Les Tchèques restant au moins quelques jours encore en Pologne, ils doivent donc désormais préparer leur quart de finale contre le Portugal, jeudi soir, à Varsovie ; un match qui constituera une revanche du quart de finale de l’Euro 1996, où la République tchèque, sur la route de la finale, s’était imposée 1 à 0 grâce à un lob génial de Karel Poborský. A l’époque, Cristiano Ronaldo n’avait que onze ans… Plutôt satisfait d’éviter l’Allemagne en quarts de finale, Michal Bílek avoue que s’il ne connaît pas encore son prochain adversaire sur le bout des doigts, il est néanmoins bien conscient de la difficulté de la tâche qui attend son équipe :« Pour être honnête, jusqu’à présent j’ai consacré mon attention essentiellement à mon équipe, bien plus qu’au groupe du Portugal. Je n’ai donc pas encore vu les matchs du Portugal dans leur intégralité… Mais, bien sûr, je sais bien quelles individualités et quels joueurs de talent composent l’équipe portugaise. Ronaldo, Nani, Pépé, ce sont autant de joueurs parmi les meilleurs au monde… »

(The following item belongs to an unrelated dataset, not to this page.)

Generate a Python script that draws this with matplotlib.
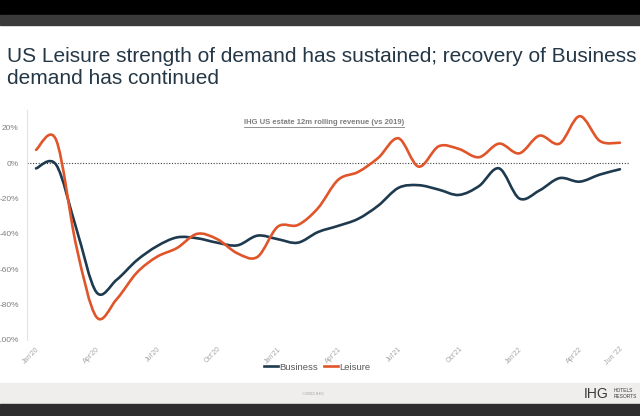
import numpy as np
import matplotlib
matplotlib.use("Agg")
import matplotlib.pyplot as plt
from matplotlib.path import Path
from matplotlib.patches import PathPatch, Rectangle
from matplotlib.lines import Line2D

plt.rcParams['font.family'] = ['Liberation Sans', 'DejaVu Sans']

# monthly values, Jan'20 .. Jun'22 (% vs 2019)
months = np.arange(30)
business = [-3, -1, -37, -73, -66, -55, -47, -42, -42.5, -45, -46.5, -41, -43, -45, -39,
            -35.5, -31.5, -24, -14, -12.5, -15, -18, -13, -3, -20, -15.5, -8.5, -10.5, -6.5, -3.5]
leisure = [7.5, 13, -47, -87, -77, -62, -53, -48, -40, -43, -51, -53, -36, -35, -25.5,
           -9.5, -5, 3, 14, -2, 9.5, 8, 3.3, 11, 5.5, 15.5, 11, 26.5, 12.5, 11.5]
tick_pos = [0, 3, 6, 9, 12, 15, 18, 21, 24, 27, 29]
tick_lab = ["Jan'20", "Apr'20", "Jul'20", "Oct'20", "Jan'21", "Apr'21", "Jul'21",
            "Oct'21", "Jan'22", "Apr'22", "Jun '22"]
y_ticks = [20, 0, -20, -40, -60, -80, -100]

c_bus = '#1e3a4f'
c_lei = '#e1552a'


def smooth_path(x, y):
    # catmull-rom style smoothing drawn as bezier curves (like a smoothed Excel line)
    n = len(x)
    verts = [(x[0], y[0])]
    codes = [Path.MOVETO]
    for i in range(n - 1):
        a = max(i - 1, 0)
        d = min(i + 2, n - 1)
        c1 = (x[i] + (x[i + 1] - x[a]) / 6, y[i] + (y[i + 1] - y[a]) / 6)
        c2 = (x[i + 1] - (x[d] - x[i]) / 6, y[i + 1] - (y[d] - y[i]) / 6)
        verts += [c1, c2, (x[i + 1], y[i + 1])]
        codes += [Path.CURVE4] * 3
    return Path(verts, codes)


fig = plt.figure(figsize=(6.4, 4.16), dpi=100)
fig.patch.set_facecolor('white')

# slide bands
fig.patches.append(Rectangle((0, 1 - 15 / 416), 1, 15 / 416, transform=fig.transFigure,
                             color='black', zorder=0))
fig.patches.append(Rectangle((0, 1 - 25 / 416), 1, 10 / 416, transform=fig.transFigure,
                             color='#3a3a3a', zorder=0))
fig.patches.append(Rectangle((0, 12 / 416), 1, 21 / 416, transform=fig.transFigure,
                             color='#efeeec', zorder=0))
fig.patches.append(Rectangle((0, 0), 1, 12 / 416, transform=fig.transFigure,
                             color='#2d2d2d', zorder=0))

fig.text(7 / 640, 1 - 57 / 416, 'US Leisure strength of demand has sustained; recovery of Business',
         fontsize=15, color='#243746', va='center', ha='left')
fig.text(7 / 640, 1 - 78 / 416, 'demand has continued',
         fontsize=15, color='#243746', va='center', ha='left')

ax = fig.add_axes([27 / 640, 1 - 340 / 416, 603 / 640, 230 / 416])
ax.set_facecolor('none')

ax.add_patch(PathPatch(smooth_path(months, business), fill=False, edgecolor=c_bus, lw=1.9,
                       capstyle='round', zorder=3))
ax.add_patch(PathPatch(smooth_path(months, leisure), fill=False, edgecolor=c_lei, lw=1.9,
                       capstyle='round', zorder=3))
ax.axhline(0, color='#404040', lw=0.8, ls=(0, (1, 1.5)), zorder=2)

ax.set_xlim(-0.45, 29.5)
ax.set_ylim(-100, 30)
ax.set_yticks(y_ticks)
ax.set_yticklabels(['%d%%' % v for v in y_ticks], fontsize=6, color='#7f7f7f')
ax.set_xticks(tick_pos)
ax.set_xticklabels(tick_lab, fontsize=5, color='#a6a6a6', rotation=45, ha='right',
                   rotation_mode='anchor')
ax.tick_params(axis='both', length=0)
ax.tick_params(axis='y', pad=6)
ax.tick_params(axis='x', pad=4)
for s in ['top', 'right', 'bottom']:
    ax.spines[s].set_visible(False)
ax.spines['left'].set_color('#e3e3e3')
ax.spines['left'].set_linewidth(0.8)

handles = [Line2D([], [], color=c_bus, lw=1.9), Line2D([], [], color=c_lei, lw=1.9)]
fig.legend(handles, ['Business', 'Leisure'], loc='center', bbox_to_anchor=(317 / 640, 1 - 367 / 416),
           ncol=2, frameon=False, fontsize=6.8, handlelength=1.5, handletextpad=0.1,
           columnspacing=0.6, labelcolor='#595959')

sub = fig.text(324 / 640, 1 - 122 / 416, 'IHG US estate 12m rolling revenue (vs 2019)',
               fontsize=5.5, fontweight='bold', color='#7f7f7f', ha='center', va='center')
fig.canvas.draw()
bb = sub.get_window_extent().transformed(fig.transFigure.inverted())
fig.add_artist(Line2D([bb.x0, bb.x1], [1 - 126.5 / 416] * 2, transform=fig.transFigure,
                      color='#7f7f7f', lw=0.6))

fig.text(313 / 640, 1 - 394 / 416, '\u00a92022 IHG', fontsize=3.2, color='#a0a0a0',
         ha='center', va='center')
fig.text(584 / 640, 1 - 394 / 416, 'IHG', fontsize=10, color='#3a3a3a',
         ha='left', va='center')
fig.text(614 / 640, 1 - 391 / 416, 'HOTELS', fontsize=3.5, color='#3a3a3a', ha='left', va='center')
fig.text(614 / 640, 1 - 397 / 416, 'RESORTS', fontsize=3.5, color='#3a3a3a', ha='left', va='center')

fig.savefig('out.png', dpi=100)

Comme pour le match décisif contre la Pologne, le sélectionneur pourrait une nouvelle fois être privé contre les stars portugaises des services de son capitaine et meneur de jeu Tomáš Rosický, toujours blessé au tendon d’Achille :
« Bien entendu, nous devons travailler en nous préparant à l’éventualité que Tomáš ne sera pas rétabli et ne pourra pas jouer. Mais il reste encore quelques jours avant le match et nous faisons le maximum pour qu’il soit dans un état qui lui permette de tenir sa place. Avant le match contre la Pologne, Tomáš était presque incapable de marcher. Mais son état de santé s’améliore de jour en jour. Je reste donc optimiste sur sa participation. »Optimistes, avec ou sans Rosický, ce sont presque tous les supporters tchèques qui le sont redevenus ; des supporters qui, contre la Pologne, ont même applaudi un Milan Baroš enfin retrouvé et qui, signe de son soulagement, est passé brièvement devant la presse :
« Je voudrais dire une seule chose : je voudrais remercier tous les gens qui nous ont toujours soutenus, que ce soit pendant les qualifications ou au début du tournoi. Ces quelques milliers de personnes ne nous ont pas tourné le dos et cette qualification est aussi la leur. Je tiens vraiment à les remercier. »Reste désormais à savoir qui remerciera qui jeudi soir : les supporters les joueurs pour la qualification ou les joueurs les supporters malgré l’élimination… Ou inversement…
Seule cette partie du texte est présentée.